[Supplied material start]

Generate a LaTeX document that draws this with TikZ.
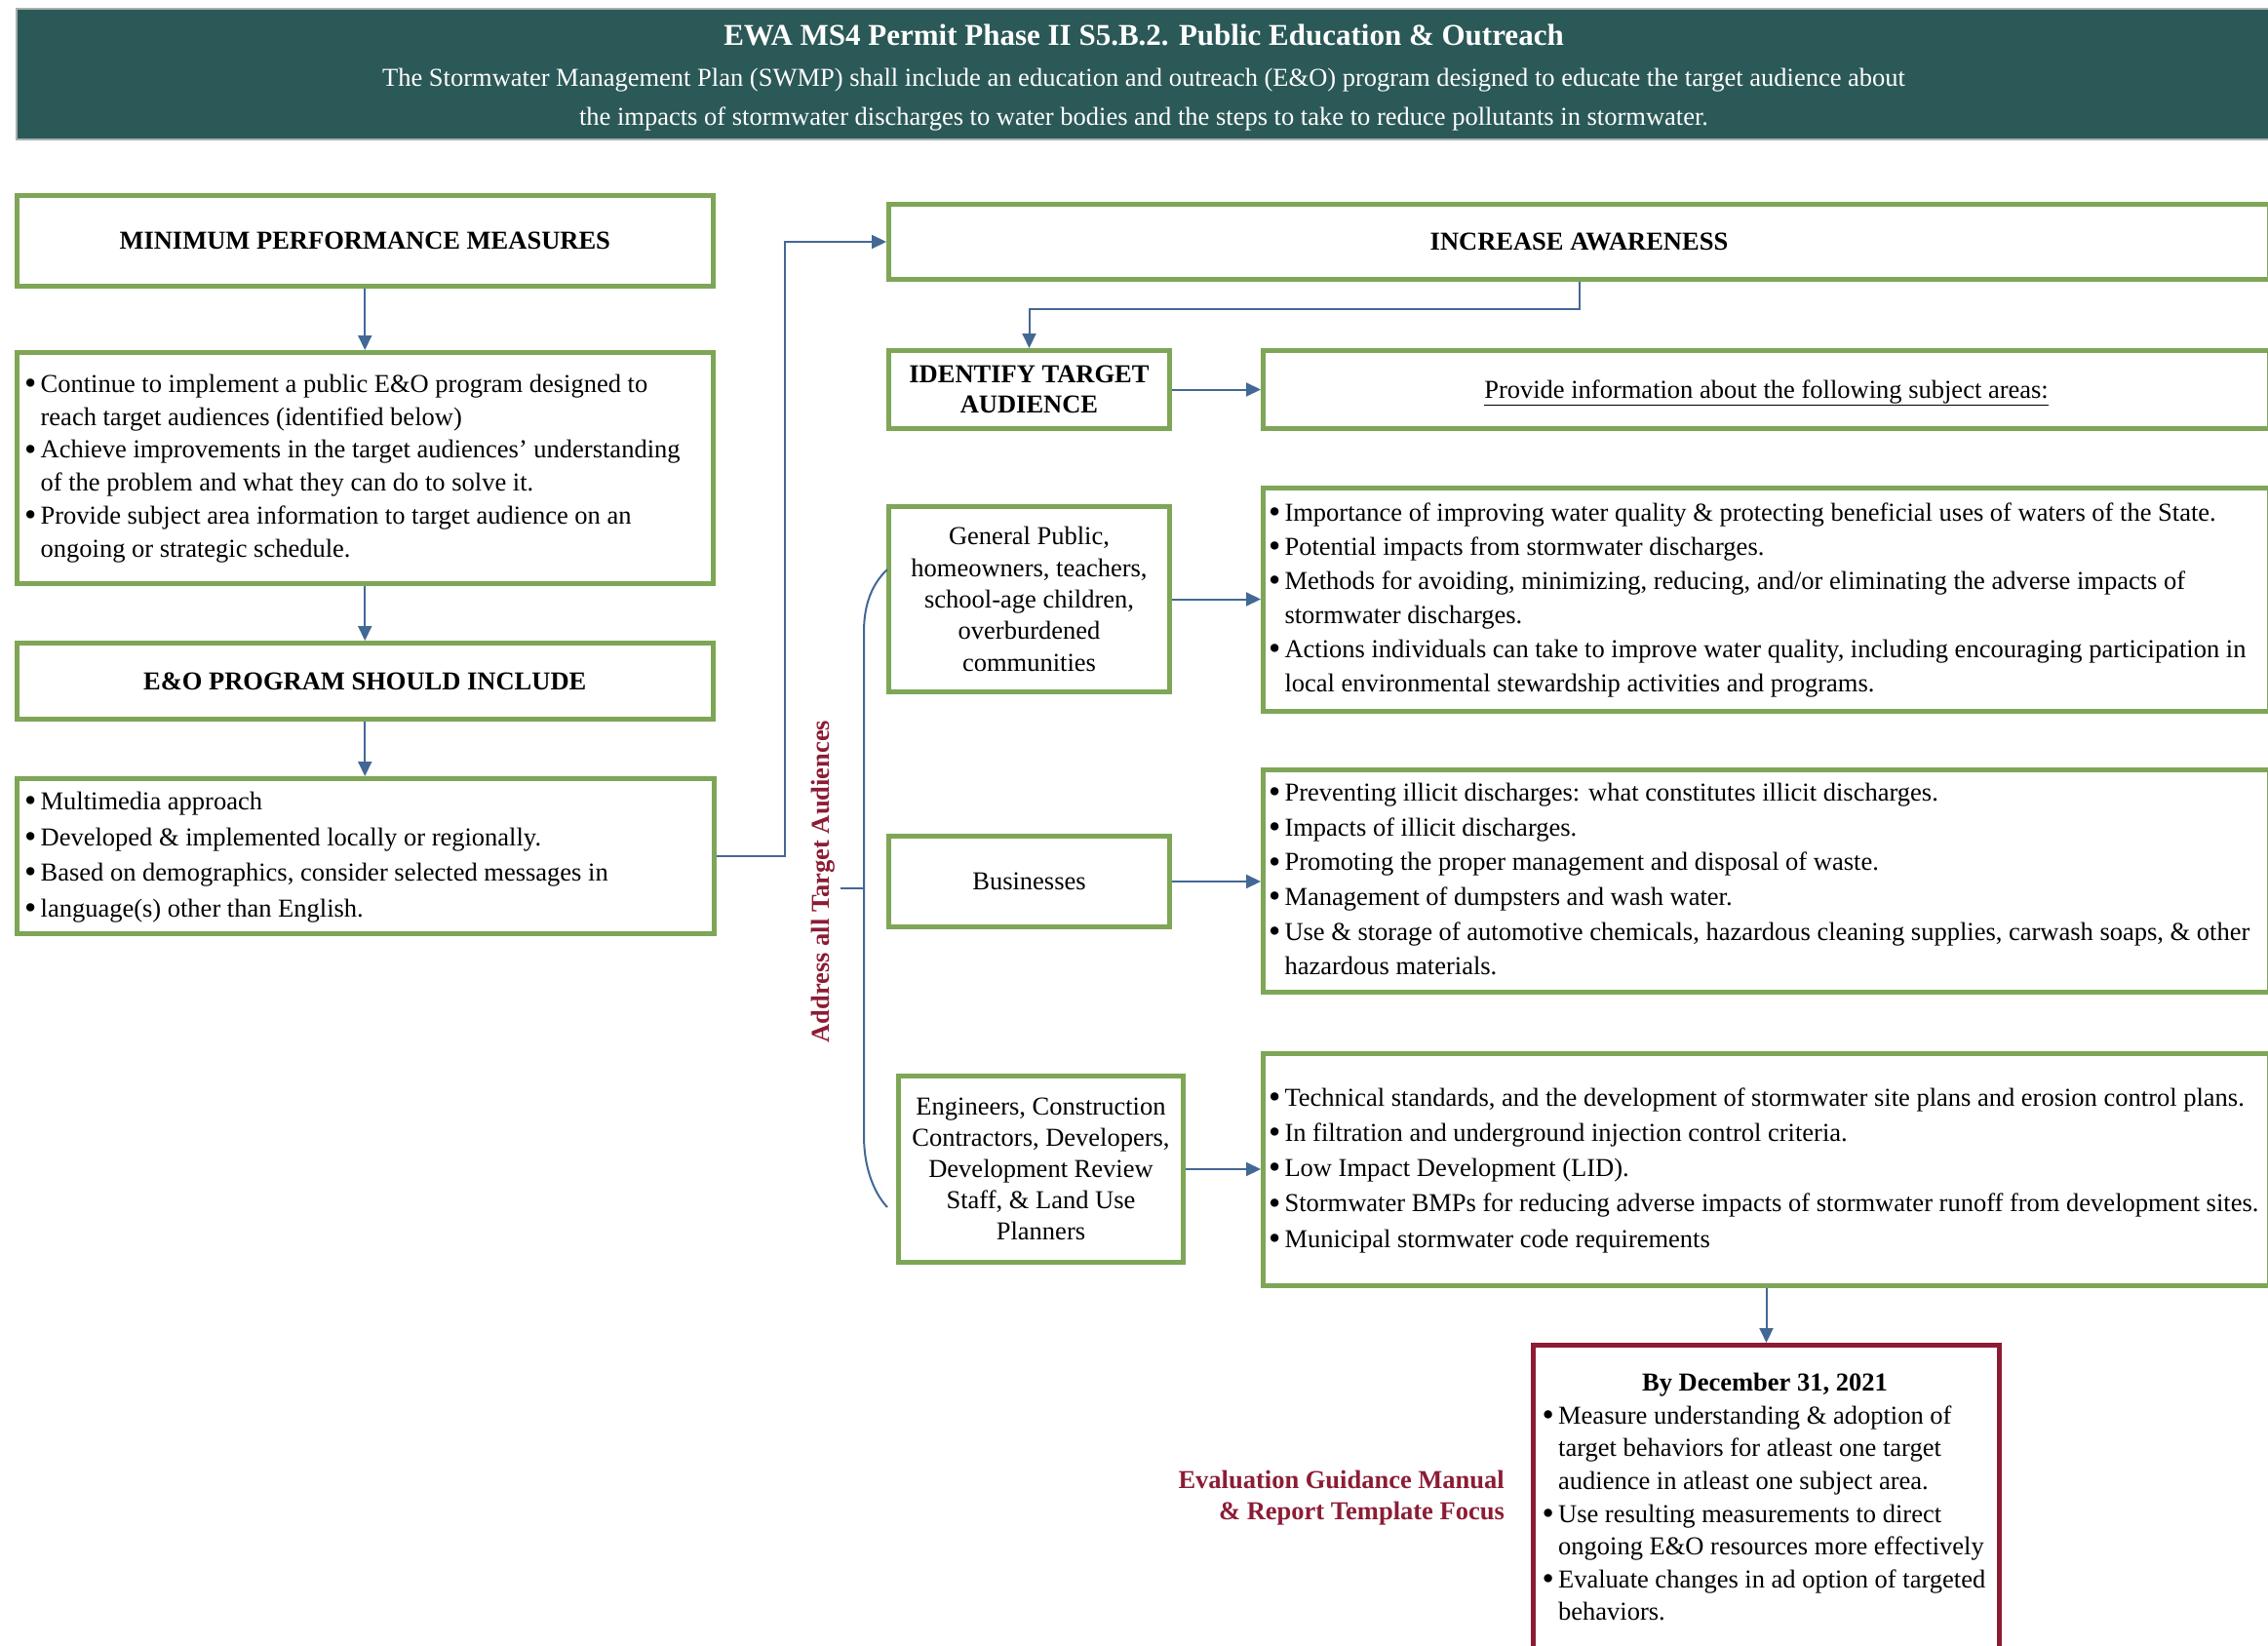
\documentclass[tikz,border=0pt]{standalone}
\usepackage{fontspec}
\setmainfont{Liberation Serif}
\usetikzlibrary{arrows.meta}
\definecolor{hdrteal}{HTML}{2B5957}
\definecolor{hdrgray}{HTML}{A9B0AF}
\definecolor{boxgreen}{HTML}{7EA656}
\definecolor{conblue}{HTML}{436896}
\definecolor{darkred}{HTML}{8C1C34}
\newcommand\bx{\makebox[14.5pt][l]{\hspace*{-2pt}\raisebox{-2.2pt}{\fontsize{35}{35}\selectfont\textbullet}}}
\newcommand\bfs[1]{\fontsize{26.5}{#1}\selectfont}
\begin{document}
\begin{tikzpicture}[x=1pt,y=-1pt,
  gbox/.style={draw=boxgreen, line width=5.3pt, inner sep=0pt, fill=white},
  lbox/.style={gbox, inner xsep=10pt, inner ysep=0pt},
  sbox/.style={gbox, inner xsep=7.35pt, inner ysep=0pt},
  rbox/.style={draw=darkred, line width=5.3pt, inner xsep=11pt, inner ysep=0pt, fill=white},
  conn/.style={draw=conblue, line width=2pt, -{Triangle[length=15pt,width=14pt]}},
  bracket/.style={draw=conblue, line width=2pt},
  headtext/.style={font=\bfs{32}\bfseries, align=center},
  redtext/.style={text=darkred, font=\bfs{32}\bfseries}
]
\useasboundingbox (0,0) rectangle (2326,1688);
\clip (0,0) rectangle (2326,1688);

% header
\node[fill=hdrteal, draw=hdrgray, line width=2pt, minimum width=2312pt, minimum height=134pt, inner sep=0pt] (hdr) at (1173,76) {};
\node[text=white, font=\fontsize{31}{36}\selectfont\bfseries, inner sep=0pt] (ttl) at (1173,35.5) {EWA MS4 Permit Phase II S5.B.2. Public Education \& Outreach};
\node[text=white, align=center, font=\bfs{40}, inner sep=0pt] (sub) at (1173,102) {The Stormwater Management Plan (SWMP) shall include an education and outreach (E\&O) program designed to educate the target audience about\\the impacts of stormwater discharges to water bodies and the steps to take to reduce pollutants in stormwater.};

% left column
\node[gbox, minimum width=714.2pt, minimum height=92.7pt, headtext] (mpm) at (374.25,247) {MINIMUM PERFORMANCE MEASURES};
\node[lbox, minimum width=714.2pt, minimum height=236.7pt, font=\bfs{33.8}] (b1) at (374.25,480) {\makebox[694.2pt][l]{\begin{tabular}{@{}l@{}l@{}}
\bx & Continue to implement a public E\&O program designed to\\
 & reach target audiences (identified below)\\
\bx & Achieve improvements in the target audiences’ understanding\\
 & of the problem and what they can do to solve it.\\
\bx & Provide subject area information to target audience on an\\
 & ongoing or strategic schedule.
\end{tabular}}};
\node[gbox, minimum width=714.2pt, minimum height=77.7pt, headtext] (eo) at (374.25,698.5) {E\&O PROGRAM SHOULD INCLUDE};
\node[lbox, minimum width=715.2pt, minimum height=158.7pt, font=\bfs{36.5}] (b2) at (374.75,878) {\makebox[695.2pt][l]{\begin{tabular}{@{}l@{}l@{}}
\bx & Multimedia approach\\
\bx & Developed \& implemented locally or regionally.\\
\bx & Based on demographics, consider selected messages in\\
\bx & language(s) other than English.
\end{tabular}}};

% right column
\node[gbox, minimum width=1415.7pt, minimum height=76.7pt, headtext] (ia) at (1619.5,248) {INCREASE AWARENESS};
\node[gbox, minimum width=287.7pt, minimum height=79.7pt, font=\bfs{31}\bfseries, align=center] (id) at (1055.5,399.5) {IDENTIFY TARGET\\AUDIENCE};
\node[gbox, minimum width=1031.7pt, minimum height=79.7pt, font=\bfs{32}, text height=18pt, text depth=0pt] (pr) at (1811.5,399.5) {\underline{Provide information about the following subject areas:}};

\node[gbox, minimum width=287.7pt, minimum height=189.7pt, font=\bfs{32.4}, align=center] (gp) at (1055.5,614.5) {General Public,\\homeowners, teachers,\\school-age children,\\overburdened\\communities};
\node[sbox, minimum width=1031.7pt, minimum height=228.7pt, font=\bfs{34.9}] (s1) at (1811.5,615) {\makebox[1017pt][l]{\begin{tabular}{@{}l@{}l@{}}
\bx & Importance of improving water quality \& protecting beneficial uses of waters of the State.\\
\bx & Potential impacts from stormwater discharges.\\
\bx & Methods for avoiding, minimizing, reducing, and/or eliminating the adverse impacts of\\
 & stormwater discharges.\\
\bx & Actions individuals can take to improve water quality, including encouraging participation in\\
 & local environmental stewardship activities and programs.
\end{tabular}}};

\node[gbox, minimum width=287.7pt, minimum height=92.7pt, font=\bfs{32}] (bu) at (1055.5,904) {Businesses};
\node[sbox, minimum width=1031.7pt, minimum height=227.7pt, font=\bfs{35.6}] (s2) at (1811.5,903.5) {\makebox[1017pt][l]{\begin{tabular}{@{}l@{}l@{}}
\bx & Preventing illicit discharges: what constitutes illicit discharges.\\
\bx & Impacts of illicit discharges.\\
\bx & Promoting the proper management and disposal of waste.\\
\bx & Management of dumpsters and wash water.\\
\bx & Use \& storage of automotive chemicals, hazardous cleaning supplies, carwash soaps, \& other\\
 & hazardous materials.
\end{tabular}}};

\node[gbox, minimum width=291.7pt, minimum height=190.7pt, font=\bfs{32}, align=center] (en) at (1067.5,1199) {Engineers, Construction\\Contractors, Developers,\\Development Review\\Staff, \& Land Use\\Planners};
\node[sbox, minimum width=1031.7pt, minimum height=237.7pt, font=\bfs{36.2}] (s3) at (1811.5,1199.5) {\makebox[1017pt][l]{\begin{tabular}{@{}l@{}l@{}}
\bx & Technical standards, and the development of stormwater site plans and erosion control plans.\\
\bx & In filtration and underground injection control criteria.\\
\bx & Low Impact Development (LID).\\
\bx & Stormwater BMPs for reducing adverse impacts of stormwater runoff from development sites.\\
\bx & Municipal stormwater code requirements
\end{tabular}}};

\node[rbox, minimum width=477.7pt, minimum height=315.7pt, font=\bfs{33.6}] (red) at (1811.5,1537.5) {\makebox[455.7pt][l]{\begin{tabular}{@{}l@{}l@{}}
\multicolumn{2}{@{}c@{}}{\bfseries By December 31, 2021}\\
\bx & Measure understanding \& adoption of\\
 & target behaviors for atleast one target\\
 & audience in atleast one subject area.\\
\bx & Use resulting measurements to direct\\
 & ongoing E\&O resources more effectively\\
\bx & Evaluate changes in ad option of targeted\\
 & behaviors.
\end{tabular}}};

\node[redtext, anchor=east, align=right, inner sep=0pt] (eval) at (1543,1536) {Evaluation Guidance Manual\\\& Report Template Focus};

% connectors
\draw[conn] (mpm.south) -- (b1.north);
\draw[conn] (b1.south) -- (eo.north);
\draw[conn] (eo.south) -- (eo.south |- b2.north);
\coordinate (jx) at (805,0);
\draw[conn] (b2.east) -- (b2.east -| jx) |- (ia.west);
\coordinate (jy) at (0,317);
\draw[conn] (ia.south) -- (ia.south |- jy) -| (id.north);
\draw[conn] (id.east) -- (pr.west);
\draw[conn] (gp.east) -- (gp.east -| s1.west);
\draw[conn] (bu.east) -- (bu.east -| s2.west);
\draw[conn] (en.east) -- (en.east -| s3.west);
\draw[conn] (s3.south) -- (red.north);

% bracket for all audiences
\coordinate (bt) at (910,584);
\coordinate (bb) at (910,1238);
\coordinate (tk) at (862,910.7);
\draw[bracket] (bt) .. controls (893,600) and (886,622) .. (886,648) -- (886,1165) .. controls (886,1195) and (895,1222) .. (bb);
\draw[bracket] (886,910.7) -- (tk);
\node[redtext, rotate=90, inner sep=0pt] (addr) at (844,904) {Address all Target Audiences};
\end{tikzpicture}
\end{document}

[Supplied material end]

(Directive) Repeat exactly and only the lines from the start of the data above through the line that holds "inner sep=0pt] (sub)", inclusive. Pictures do not belong in the copy.

(The completed task)
Generate a LaTeX document that draws this with TikZ.
\documentclass[tikz,border=0pt]{standalone}
\usepackage{fontspec}
\setmainfont{Liberation Serif}
\usetikzlibrary{arrows.meta}
\definecolor{hdrteal}{HTML}{2B5957}
\definecolor{hdrgray}{HTML}{A9B0AF}
\definecolor{boxgreen}{HTML}{7EA656}
\definecolor{conblue}{HTML}{436896}
\definecolor{darkred}{HTML}{8C1C34}
\newcommand\bx{\makebox[14.5pt][l]{\hspace*{-2pt}\raisebox{-2.2pt}{\fontsize{35}{35}\selectfont\textbullet}}}
\newcommand\bfs[1]{\fontsize{26.5}{#1}\selectfont}
\begin{document}
\begin{tikzpicture}[x=1pt,y=-1pt,
  gbox/.style={draw=boxgreen, line width=5.3pt, inner sep=0pt, fill=white},
  lbox/.style={gbox, inner xsep=10pt, inner ysep=0pt},
  sbox/.style={gbox, inner xsep=7.35pt, inner ysep=0pt},
  rbox/.style={draw=darkred, line width=5.3pt, inner xsep=11pt, inner ysep=0pt, fill=white},
  conn/.style={draw=conblue, line width=2pt, -{Triangle[length=15pt,width=14pt]}},
  bracket/.style={draw=conblue, line width=2pt},
  headtext/.style={font=\bfs{32}\bfseries, align=center},
  redtext/.style={text=darkred, font=\bfs{32}\bfseries}
]
\useasboundingbox (0,0) rectangle (2326,1688);
\clip (0,0) rectangle (2326,1688);

% header
\node[fill=hdrteal, draw=hdrgray, line width=2pt, minimum width=2312pt, minimum height=134pt, inner sep=0pt] (hdr) at (1173,76) {};
\node[text=white, font=\fontsize{31}{36}\selectfont\bfseries, inner sep=0pt] (ttl) at (1173,35.5) {EWA MS4 Permit Phase II S5.B.2. Public Education \& Outreach};
\node[text=white, align=center, font=\bfs{40}, inner sep=0pt] (sub) at (1173,102) {The Stormwater Management Plan (SWMP) shall include an education and outreach (E\&O) program designed to educate the target audience about\\the impacts of stormwater discharges to water bodies and the steps to take to reduce pollutants in stormwater.};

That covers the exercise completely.